In the second illustration, picture yourself as a poor unskilled laborer who barely can scrape enough together to feed your wife and three children. One day you get in the mail a letter from a famous wealthy philanthropist. The letter says that if you will bring it to his lawyer, the lawyer will pay you a hundred thousand dollars—no strings attached. The reason he gives is simply that he enjoys giving to the poor.
There is no indication why he sent the letter to you and not to another. You need only go pick up the money with the letter. So you follow his instructions and go. Entering the lawyer’s office, you hand him the letter.
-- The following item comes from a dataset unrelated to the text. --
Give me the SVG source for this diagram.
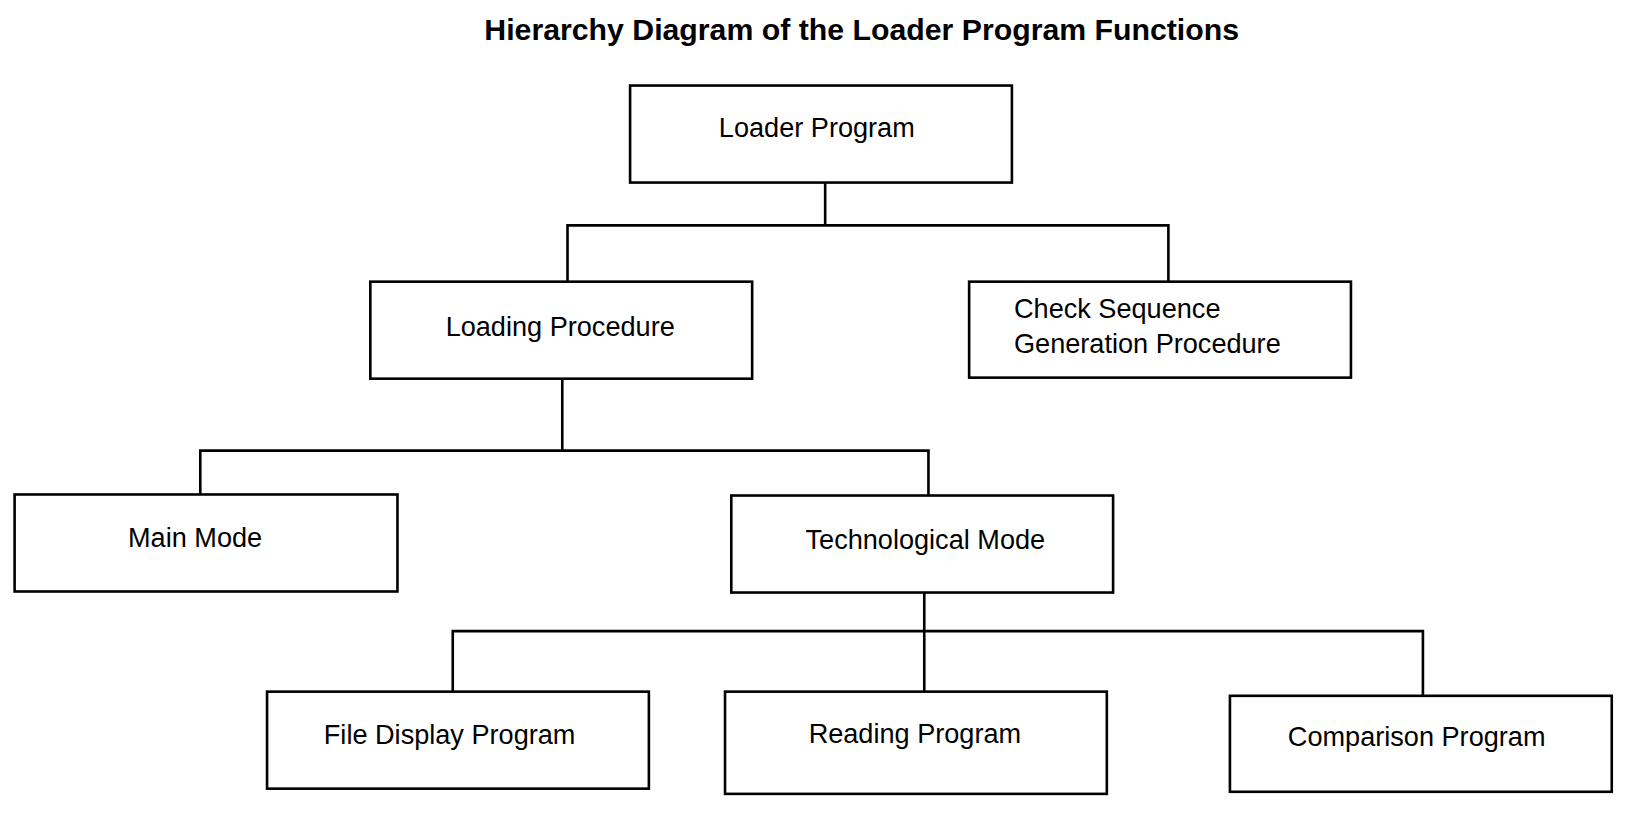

He says he has been expecting you, writes the check and bids you farewell.
The question that these two stories raise is whether you, in either situation, could properly speak of “meriting” freedom or wealth? You did have to meet a condition: The sine qua non of freedom and wealth was to present the letters from the President and the philanthropist. But to use our definition of merit, was your presenting of the letters an act so valuable to the President or to the philanthropist that they were thus obligated to reward you?
I think the answer is clearly no. Only one thing obligated the President and the philanthropist—their own honor. Insofar as they were committed to maintaining their own honor, it was morally impossible for them to refuse the favor they had promised. In other words, there was something so valuable to them that they were obligated to “reward” it, namely, their own good name.
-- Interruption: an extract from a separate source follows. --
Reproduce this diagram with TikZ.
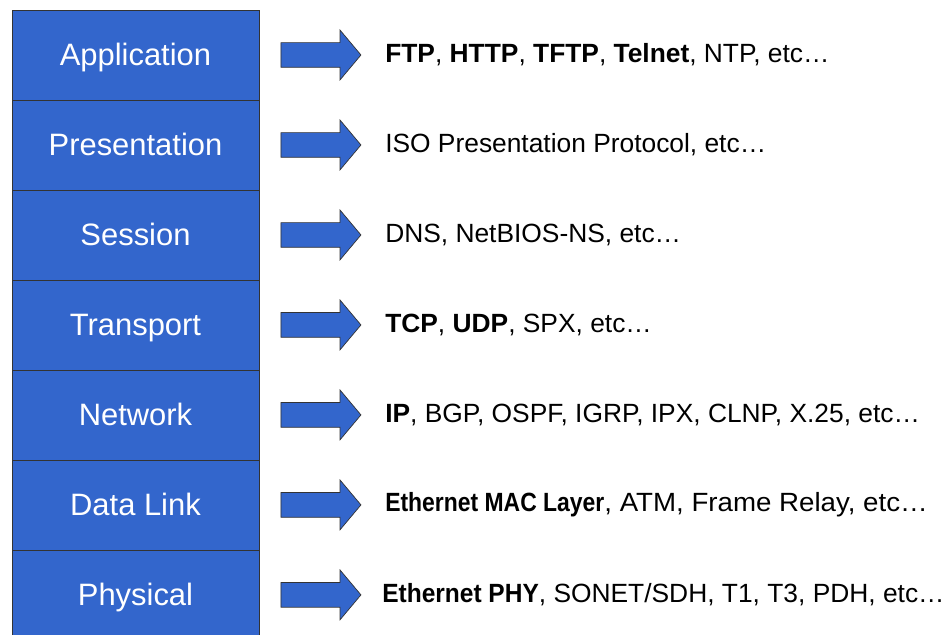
\documentclass[tikz,border=0pt]{standalone}
\usepackage{fontspec}
\setmainfont{Liberation Sans}
\newfontfamily\tightfont{Liberation Sans}[FakeStretch=0.87]
\newfontfamily\phyfont{Liberation Sans}[FakeStretch=0.93]
\newfontfamily\wideish{Liberation Sans}[FakeStretch=1.05]
\usetikzlibrary{positioning, shapes.arrows}

\definecolor{layerblue}{RGB}{51,102,204}

\tikzset{
  layer/.style={draw=black!80, fill=layerblue, text=white, minimum width=4.94cm,
    minimum height=1.8cm, inner sep=0pt, outer sep=0pt, text height=12.5pt, text depth=0pt,
    font=\fontsize{17.6}{20}\selectfont},
  pointer/.style={single arrow, draw=black!80, fill=layerblue, minimum height=1.6cm,
    inner xsep=0pt, inner ysep=0.24cm, single arrow head extend=0.25cm,
    single arrow tip angle=100, outer sep=0pt},
  proto/.style={anchor=west, inner sep=0pt, font=\fontsize{15}{18}\selectfont}
}

\begin{document}
\begin{tikzpicture}[x=0.02cm, y=-0.02cm]
\clip (0,0) rectangle (947,635);
\fill[white] (0,0) rectangle (947,635);

\node[layer, anchor=north west] (app) at (12,10) {Application};
\node[layer, below=0pt of app] (pres) {Presentation};
\node[layer, below=0pt of pres] (sess) {Session};
\node[layer, below=0pt of sess] (trans) {Transport};
\node[layer, below=0pt of trans] (net) {Network};
\node[layer, below=0pt of net] (link) {Data Link};
\node[layer, below=0pt of link] (phys) {Physical};

\node[pointer, right=0.44cm of app] (appArrow) {};
\node[pointer, right=0.44cm of pres] (presArrow) {};
\node[pointer, right=0.44cm of sess] (sessArrow) {};
\node[pointer, right=0.44cm of trans] (transArrow) {};
\node[pointer, right=0.44cm of net] (netArrow) {};
\node[pointer, right=0.44cm of link] (linkArrow) {};
\node[pointer, right=0.44cm of phys] (physArrow) {};

\node[proto, right=0.48cm of appArrow.tip] (appText) {\textbf{FTP}, \textbf{HTTP}, \textbf{TFTP}, \textbf{Telnet}, NTP, etc\ldots};
\node[proto, right=0.48cm of presArrow.tip] (presText) {ISO Presentation Protocol, etc\ldots};
\node[proto, right=0.48cm of sessArrow.tip] (sessText) {DNS, NetBIOS-NS, etc\ldots};
\node[proto, right=0.48cm of transArrow.tip] (transText) {\textbf{TCP}, \textbf{UDP}, SPX, etc\ldots};
\node[proto, right=0.48cm of netArrow.tip] (netText) {\textbf{IP}, BGP, OSPF, IGRP, IPX, CLNP, X.25, etc\ldots};
\node[proto, right=0.48cm of linkArrow.tip] (linkText) {{\tightfont\bfseries Ethernet MAC Layer}{\wideish, ATM, Frame Relay, etc\ldots}};
\node[proto, right=0.42cm of physArrow.tip] (physText) {{\phyfont\bfseries Ethernet PHY}, SONET/SDH, T1, T3, PDH, etc\ldots};
\end{tikzpicture}
\end{document}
Faith is symbolized by the response of the prisoner and the poor man. On what basis could they with any assurance lay claim to the promise of freedom and wealth? No use of the terms “merit” or “deserve” in our ordinary experience would justify the prisoner’s saying to the warden, “I deserve (or merit) freedom because I brought you this letter.” Nor could he properly say, “My act of bringing you this letter is an act so valuable to the President that he is therefore obligated to free me.” That statement completely contradicts the dynamics of this situation.
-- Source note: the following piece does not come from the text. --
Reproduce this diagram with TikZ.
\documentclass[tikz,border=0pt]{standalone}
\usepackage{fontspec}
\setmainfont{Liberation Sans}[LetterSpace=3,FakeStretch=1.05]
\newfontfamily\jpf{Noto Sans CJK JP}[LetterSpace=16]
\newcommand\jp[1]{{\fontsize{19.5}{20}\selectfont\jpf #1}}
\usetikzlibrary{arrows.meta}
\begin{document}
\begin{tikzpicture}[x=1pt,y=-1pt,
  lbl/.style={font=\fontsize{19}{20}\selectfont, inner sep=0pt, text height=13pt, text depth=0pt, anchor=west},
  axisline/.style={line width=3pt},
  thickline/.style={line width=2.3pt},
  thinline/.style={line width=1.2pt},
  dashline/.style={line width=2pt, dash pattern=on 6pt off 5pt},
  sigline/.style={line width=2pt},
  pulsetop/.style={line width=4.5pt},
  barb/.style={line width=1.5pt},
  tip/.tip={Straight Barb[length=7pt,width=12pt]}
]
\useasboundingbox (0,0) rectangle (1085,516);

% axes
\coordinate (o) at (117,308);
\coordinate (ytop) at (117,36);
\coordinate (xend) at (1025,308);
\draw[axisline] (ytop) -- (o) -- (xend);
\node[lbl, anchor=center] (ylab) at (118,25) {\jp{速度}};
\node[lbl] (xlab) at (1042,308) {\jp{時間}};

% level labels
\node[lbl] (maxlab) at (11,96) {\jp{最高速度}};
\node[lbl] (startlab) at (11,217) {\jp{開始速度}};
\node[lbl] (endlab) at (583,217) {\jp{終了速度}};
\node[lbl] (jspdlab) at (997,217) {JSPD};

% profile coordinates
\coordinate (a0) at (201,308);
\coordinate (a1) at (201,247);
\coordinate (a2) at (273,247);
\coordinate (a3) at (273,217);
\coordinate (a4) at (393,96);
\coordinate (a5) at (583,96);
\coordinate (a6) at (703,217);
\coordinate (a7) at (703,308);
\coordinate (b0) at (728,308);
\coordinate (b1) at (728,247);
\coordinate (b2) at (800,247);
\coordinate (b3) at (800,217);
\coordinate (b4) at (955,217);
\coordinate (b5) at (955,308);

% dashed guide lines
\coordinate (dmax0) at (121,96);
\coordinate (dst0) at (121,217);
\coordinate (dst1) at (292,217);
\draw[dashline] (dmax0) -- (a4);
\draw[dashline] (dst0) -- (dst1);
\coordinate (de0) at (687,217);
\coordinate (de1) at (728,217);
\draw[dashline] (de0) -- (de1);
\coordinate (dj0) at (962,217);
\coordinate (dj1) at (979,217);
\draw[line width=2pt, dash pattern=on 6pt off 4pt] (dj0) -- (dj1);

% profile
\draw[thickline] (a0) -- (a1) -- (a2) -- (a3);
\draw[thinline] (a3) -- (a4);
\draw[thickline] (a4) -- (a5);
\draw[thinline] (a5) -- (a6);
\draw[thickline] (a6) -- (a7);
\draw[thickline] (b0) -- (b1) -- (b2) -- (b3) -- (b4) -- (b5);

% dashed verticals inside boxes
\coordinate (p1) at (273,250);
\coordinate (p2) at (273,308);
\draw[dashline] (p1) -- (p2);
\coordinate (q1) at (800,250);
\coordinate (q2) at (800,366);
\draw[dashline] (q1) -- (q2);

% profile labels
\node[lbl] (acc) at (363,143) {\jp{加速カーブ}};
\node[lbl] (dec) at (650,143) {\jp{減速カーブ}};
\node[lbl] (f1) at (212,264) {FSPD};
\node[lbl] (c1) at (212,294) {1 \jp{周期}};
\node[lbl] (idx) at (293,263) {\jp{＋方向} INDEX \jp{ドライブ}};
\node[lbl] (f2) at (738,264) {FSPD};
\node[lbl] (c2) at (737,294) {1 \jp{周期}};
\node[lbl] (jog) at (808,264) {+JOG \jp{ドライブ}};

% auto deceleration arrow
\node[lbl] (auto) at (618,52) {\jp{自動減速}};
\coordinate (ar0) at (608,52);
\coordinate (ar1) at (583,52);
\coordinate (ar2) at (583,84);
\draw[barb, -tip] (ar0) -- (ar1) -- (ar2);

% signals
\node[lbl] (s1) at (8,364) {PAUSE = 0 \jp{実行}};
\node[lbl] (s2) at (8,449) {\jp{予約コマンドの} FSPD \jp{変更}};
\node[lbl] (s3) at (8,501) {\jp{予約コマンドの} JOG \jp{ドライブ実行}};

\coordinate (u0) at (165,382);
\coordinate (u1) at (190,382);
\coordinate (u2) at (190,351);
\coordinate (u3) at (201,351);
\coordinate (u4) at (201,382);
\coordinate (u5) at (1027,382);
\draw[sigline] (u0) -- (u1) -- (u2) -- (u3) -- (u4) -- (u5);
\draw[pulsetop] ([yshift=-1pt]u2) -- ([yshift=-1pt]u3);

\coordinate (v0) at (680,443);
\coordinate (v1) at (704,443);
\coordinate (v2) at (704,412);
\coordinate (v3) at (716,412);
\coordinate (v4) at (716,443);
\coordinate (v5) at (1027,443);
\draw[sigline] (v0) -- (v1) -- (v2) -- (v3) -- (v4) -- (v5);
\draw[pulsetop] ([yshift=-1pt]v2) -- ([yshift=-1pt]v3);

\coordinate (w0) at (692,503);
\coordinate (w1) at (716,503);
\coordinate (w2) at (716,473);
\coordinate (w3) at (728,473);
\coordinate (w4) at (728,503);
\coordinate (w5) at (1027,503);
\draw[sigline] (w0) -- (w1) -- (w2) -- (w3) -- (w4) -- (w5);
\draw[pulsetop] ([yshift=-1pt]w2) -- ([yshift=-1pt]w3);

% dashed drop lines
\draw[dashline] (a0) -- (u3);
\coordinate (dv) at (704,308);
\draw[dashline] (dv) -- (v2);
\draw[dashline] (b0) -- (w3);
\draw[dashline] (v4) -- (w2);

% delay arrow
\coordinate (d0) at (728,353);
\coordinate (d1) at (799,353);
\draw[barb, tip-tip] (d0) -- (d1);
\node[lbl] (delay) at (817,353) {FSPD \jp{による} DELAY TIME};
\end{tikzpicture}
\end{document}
The prisoner may say one thing: “Our merciful President has sent me a letter of remittance and I believe that his faithfulness to his word and his commitment to his own honor is so great that in spite of my guilt he will certainly do what he has said.”
Faith is the one human act which morally obligates another person without calling attention to the other person’s honor. Faith in God’s promise obligates him to save the believer not because the quality of faith is meritorious, but because faith is the one human act which calls attention alone to God’s merit, honor and glory and his unswerving commitment to maintain that glory.
The cry of faith is found throughout the Psalms:
“Help us, O God of our salvation, for the glory of thy name; and deliver us and forgive our sins, for thy name’s sake” (Psalm 79:9).
“For the sake of thy name, O Lord, revive me” (Psalm 143:11).
“For thy name’s sake, O Lord, pardon my iniquity, for it is great” (Psalm 25:11).
“But thou, O Lord, deal kindly with me for thy name’s sake” (Psalm 109:21).
Paul spells out the essence of faith as the antithesis to merit when he says in Romans 4:4-5: “Now to the one who works, his wage is not reckoned as favor, but as what is due. But to the one who does not work but believes in Him who justifies the ungodly, his faith is reckoned as righteousness.”
And then Paul gives Abraham’s experience as the great pattern for all faith when he says, “With respect to the promise of God (the letters of the President and the philanthropist) Abraham did not waver in unbelief but grew strong in faith, giving glory to God” (Romans 4:20).